EXERCISE BRIEF: Keep every line where the word "this" appears; drop the rest.

Saved data entries
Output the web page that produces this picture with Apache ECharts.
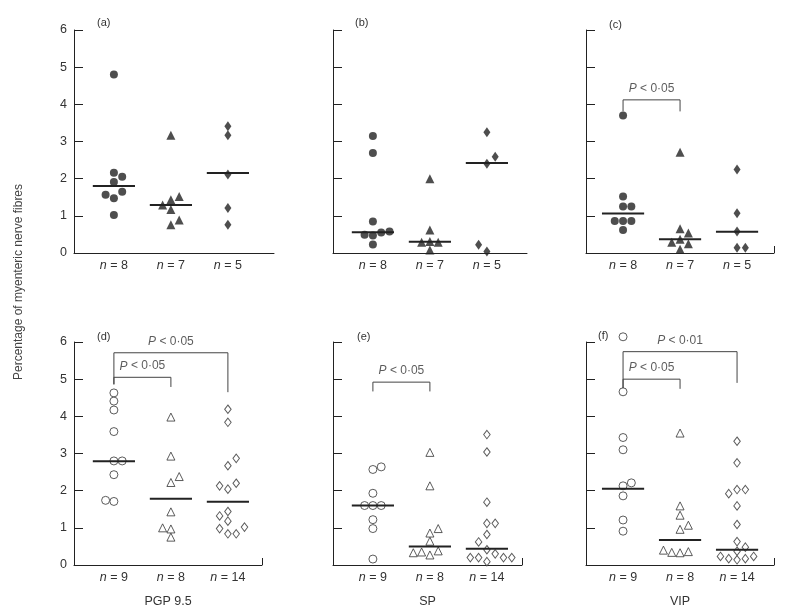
<!DOCTYPE html>
<html>
<head>
<meta charset="utf-8">
<script src="https://cdn.jsdelivr.net/npm/echarts@6/dist/echarts.min.js"></script>
<style>
html,body{margin:0;padding:0;background:#fff;}
#chart{width:791px;height:609px;}
</style>
</head>
<body>
<div id="chart"></div>
<script>
// ---------------- data ----------------
const panelLetters = ['(a)', '(b)', '(c)', '(d)', '(e)', '(f)'];
const nLabelsTop = ['8', '7', '5'];
const nLabelsBottom = ['9', '8', '14'];
const peptideNames = ['PGP 9.5', 'SP', 'VIP'];
const yAxisTitle = 'Percentage of myenteric nerve fibres';

const aCircle   = [4.80, 2.16, 2.05, 1.91, 1.47, 1.57, 1.65, 1.02];
const aTriangle = [3.17, 1.43, 1.52, 1.29, 1.17, 0.76, 0.89];
const aDiamond  = [3.41, 3.17, 2.11, 1.21, 0.76];
const aMedian   = [1.80, 1.29, 2.15];

const bCircle   = [3.15, 2.69, 0.85, 0.23, 0.47, 0.55, 0.49, 0.58];
const bTriangle = [2.00, 0.62, 0.08, 0.31, 0.29, 0.29];
const bDiamond  = [3.25, 2.40, 2.59, 0.04, 0.22];
const bMedian   = [0.56, 0.30, 2.42];

const cCircle   = [3.70, 1.52, 1.25, 1.25, 0.62, 0.86, 0.86, 0.86];
const cTriangle = [2.71, 0.65, 0.37, 0.10, 0.54, 0.29, 0.25];
const cDiamond  = [2.25, 1.07, 0.58, 0.14, 0.14];
const cMedian   = [1.06, 0.37, 0.57];

const dCircle   = [4.63, 4.41, 4.17, 3.59, 2.80, 2.80, 2.43, 1.71, 1.74];
const dTriangle = [3.98, 2.93, 2.22, 1.43, 0.97, 0.75, 2.38, 1.00];
const dDiamond  = [4.19, 3.84, 2.67, 2.87, 2.04, 2.13, 2.20, 1.44, 1.18, 1.32, 0.84, 0.84, 0.98, 1.02];
const dMedian   = [2.79, 1.78, 1.70];

const eCircle   = [2.57, 2.64, 1.93, 1.60, 1.60, 1.60, 1.22, 0.98, 0.16];
const eTriangle = [3.03, 2.13, 0.86, 0.64, 0.27, 0.98, 0.35, 0.38, 0.33];
const eDiamond  = [3.51, 3.04, 1.69, 1.12, 1.12, 0.82, 0.41, 0.09, 0.62, 0.30, 0.20, 0.20, 0.20, 0.20];
const eMedian   = [1.60, 0.50, 0.44];

const fCircle   = [6.14, 4.66, 3.43, 3.10, 2.13, 2.21, 1.86, 1.21, 0.91];
const fTriangle = [3.55, 1.59, 1.34, 0.96, 1.07, 0.33, 0.34, 0.36, 0.40];
const fDiamond  = [3.33, 2.75, 2.03, 2.03, 1.92, 1.59, 1.09, 0.63, 0.14, 0.37, 0.48, 0.17, 0.17, 0.23, 0.23];
const fMedian   = [2.05, 0.67, 0.41];

// brackets: [fromGroup, toGroup, topValue, leftLegEnd, rightLegEnd, pValueText]
const cBrackets = [[1, 2, 4.12, 3.81, 3.81, '0·05']];
const dBrackets = [[1, 3, 5.71, 4.86, 4.65, '0·05'], [1, 2, 5.05, 4.86, 4.79, '0·05']];
const eBrackets = [[1, 2, 4.92, 4.67, 4.67, '0·05']];
const fBrackets = [[1, 3, 5.74, 4.76, 4.90, '0·01'], [1, 2, 5.00, 4.76, 4.74, '0·05']];

// ---------------- layout ----------------
const FONT = '"Liberation Sans", Arial, Helvetica, sans-serif';
const TXT = '#333';
const INK = '#222';
const X_PX = 57; // px per group unit
const panels = [
  {grid: {left: 74,  top: 30,  width: 200, height: 223}, xMin: 0.30, endTick: false, showY: true,  letterPos: [97, 17],  filled: true,  groups: [aCircle, aTriangle, aDiamond], med: aMedian, br: [],        n: nLabelsTop,    name: ''},
  {grid: {left: 333, top: 30,  width: 194, height: 223}, xMin: 0.30, endTick: false, showY: false, letterPos: [355, 17], filled: true,  groups: [bCircle, bTriangle, bDiamond], med: bMedian, br: [],        n: nLabelsTop,    name: ''},
  {grid: {left: 586, top: 30,  width: 188, height: 223}, xMin: 0.35, endTick: true,  showY: false, letterPos: [609, 19], filled: true,  groups: [cCircle, cTriangle, cDiamond], med: cMedian, br: cBrackets, n: nLabelsTop,    name: ''},
  {grid: {left: 74,  top: 342, width: 188, height: 224}, xMin: 0.30, endTick: true,  showY: true,  letterPos: [97, 331], filled: false, groups: [dCircle, dTriangle, dDiamond], med: dMedian, br: dBrackets, n: nLabelsBottom, name: peptideNames[0]},
  {grid: {left: 333, top: 342, width: 189, height: 224}, xMin: 0.30, endTick: true,  showY: false, letterPos: [357, 331], filled: false, groups: [eCircle, eTriangle, eDiamond], med: eMedian, br: eBrackets, n: nLabelsBottom, name: peptideNames[1]},
  {grid: {left: 586, top: 342, width: 188, height: 224}, xMin: 0.35, endTick: true,  showY: false, letterPos: [598, 330], filled: false, groups: [fCircle, fTriangle, fDiamond], med: fMedian, br: fBrackets, n: nLabelsBottom, name: peptideNames[2]}
];

const symbols = ['circle', 'triangle', 'diamond'];
const symSizeFilled = [8, 9, [7, 10]];
const symSizeHollow = [8, 8, [6.5, 8.5]];

// simple beeswarm: spread colliding points sideways (layout computed, not typed)
function swarm(values, pxPerUnit) {
  const D = 7.8, DX = 8.3;
  const placed = [];
  return values.map(v => {
    const y = v * pxPerUnit;
    const hit = s => placed.some(p => Math.hypot((p.slot - s) * DX, p.y - y) < D);
    let slot = 0;
    if (hit(0)) {
      for (let k = 1; k < 12; k++) {
        const L = placed.filter(p => p.slot < 0).length;
        const R = placed.filter(p => p.slot > 0).length;
        const order = L < R ? [-k, k] : [k, -k];
        const s = order.find(c => !hit(c));
        if (s !== undefined) { slot = s; break; }
      }
    }
    placed.push({y, slot});
    return slot * DX;
  });
}

const grids = [], xAxes = [], yAxes = [], series = [], titles = [];
panels.forEach((p, i) => {
  grids.push(p.grid);
  const xMax = p.xMin + p.grid.width / X_PX;
  xAxes.push({
    type: 'value', gridIndex: i, min: p.xMin, max: xMax,
    axisLine: {show: true, lineStyle: {color: INK, width: 1}},
    axisTick: p.endTick ? {show: true, inside: true, length: 7, customValues: [xMax], lineStyle: {color: INK}} : {show: false},
    splitLine: {show: false},
    axisLabel: {
      show: true, customValues: [1, 2, 3], margin: 6,
      formatter: v => '{i|n} = ' + p.n[Math.round(v) - 1],
      fontFamily: FONT, fontSize: 12.5, color: TXT,
      rich: {i: {fontStyle: 'italic', fontFamily: FONT, fontSize: 12.5, color: TXT}}
    },
    name: p.name, nameLocation: 'middle', nameGap: 30,
    nameTextStyle: {fontFamily: FONT, fontSize: 12.5, color: TXT}
  });
  yAxes.push({
    type: 'value', gridIndex: i, min: 0, max: 6, interval: 1,
    axisLine: {show: true, lineStyle: {color: INK, width: 1}},
    axisTick: {show: true, inside: true, length: 9, lineStyle: {color: INK}},
    splitLine: {show: false},
    axisLabel: {show: p.showY, margin: 7, fontFamily: FONT, fontSize: 12.5, color: TXT}
  });
  titles.push({text: panelLetters[i], left: p.letterPos[0], top: p.letterPos[1], padding: 0,
    textStyle: {fontFamily: FONT, fontSize: 11, fontWeight: 'normal', color: TXT}});

  const pxY = p.grid.height / 6;
  p.groups.forEach((vals, g) => {
    const offs = swarm(vals, pxY);
    series.push({
      type: 'scatter', xAxisIndex: i, yAxisIndex: i, clip: false, silent: true,
      symbol: symbols[g],
      symbolSize: p.filled ? symSizeFilled[g] : symSizeHollow[g],
      itemStyle: p.filled ? {color: INK} : {color: '#fff', borderColor: '#333', borderWidth: 1},
      data: vals.map((v, k) => ({value: [g + 1, v], symbolOffset: [offs[k], 0]}))
    });
    series.push({
      type: 'line', xAxisIndex: i, yAxisIndex: i, clip: false, silent: true, symbol: 'none',
      lineStyle: {color: INK, width: 2}, z: 3,
      data: [[g + 1 - 0.37, p.med[g]], [g + 1 + 0.37, p.med[g]]]
    });
  });
  p.br.forEach(b => {
    series.push({
      type: 'line', xAxisIndex: i, yAxisIndex: i, clip: false, silent: true, symbol: 'none',
      lineStyle: {color: '#444', width: 1},
      data: [[b[0], b[3]], [b[0], b[2]], [b[1], b[2]], [b[1], b[4]]]
    });
    series.push({
      type: 'scatter', xAxisIndex: i, yAxisIndex: i, clip: false, silent: true,
      symbol: 'circle', symbolSize: 1, itemStyle: {color: 'rgba(0,0,0,0)'},
      label: {
        show: true, position: 'inside', formatter: '{i|P} < ' + b[5],
        fontFamily: FONT, fontSize: 12, color: TXT,
        rich: {i: {fontStyle: 'italic', fontFamily: FONT, fontSize: 12, color: TXT}}
      },
      data: [[(b[0] + b[1]) / 2, b[2] + 0.3]]
    });
  });
});

const chart = echarts.init(document.getElementById('chart'), null, {renderer: 'canvas'});
chart.setOption({
  backgroundColor: '#fff',
  animation: false,
  title: titles,
  grid: grids,
  xAxis: xAxes,
  yAxis: yAxes,
  series: series,
  graphic: [{
    type: 'text', x: 19, y: 282, rotation: Math.PI / 2,
    style: {text: yAxisTitle, fontFamily: FONT, fontSize: 12, fill: '#444', align: 'center', verticalAlign: 'middle'}
  }]
});
</script>
</body>
</html>
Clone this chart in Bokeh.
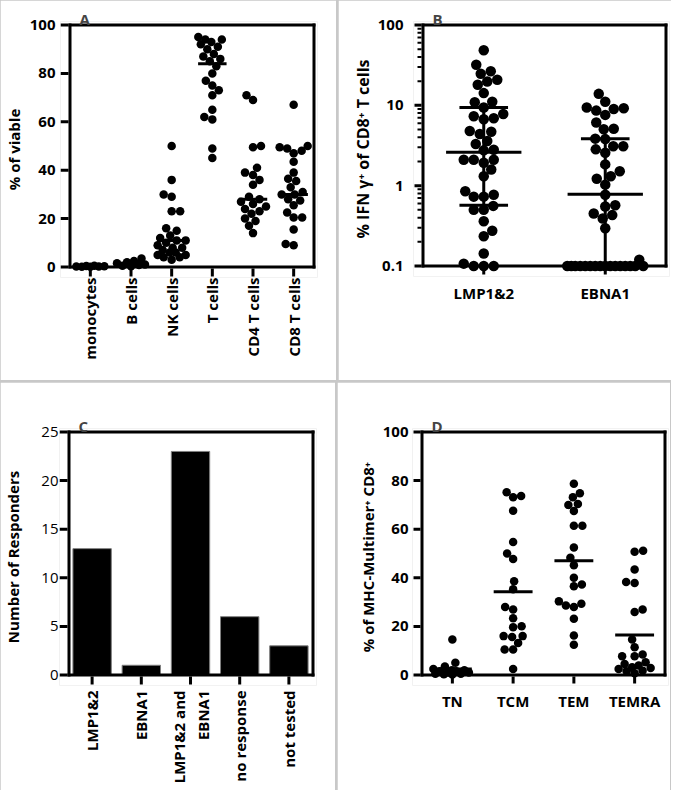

COMPLETED EXERCISE:
Output the web page that produces this picture with Apache ECharts.
Clone this chart in Bokeh.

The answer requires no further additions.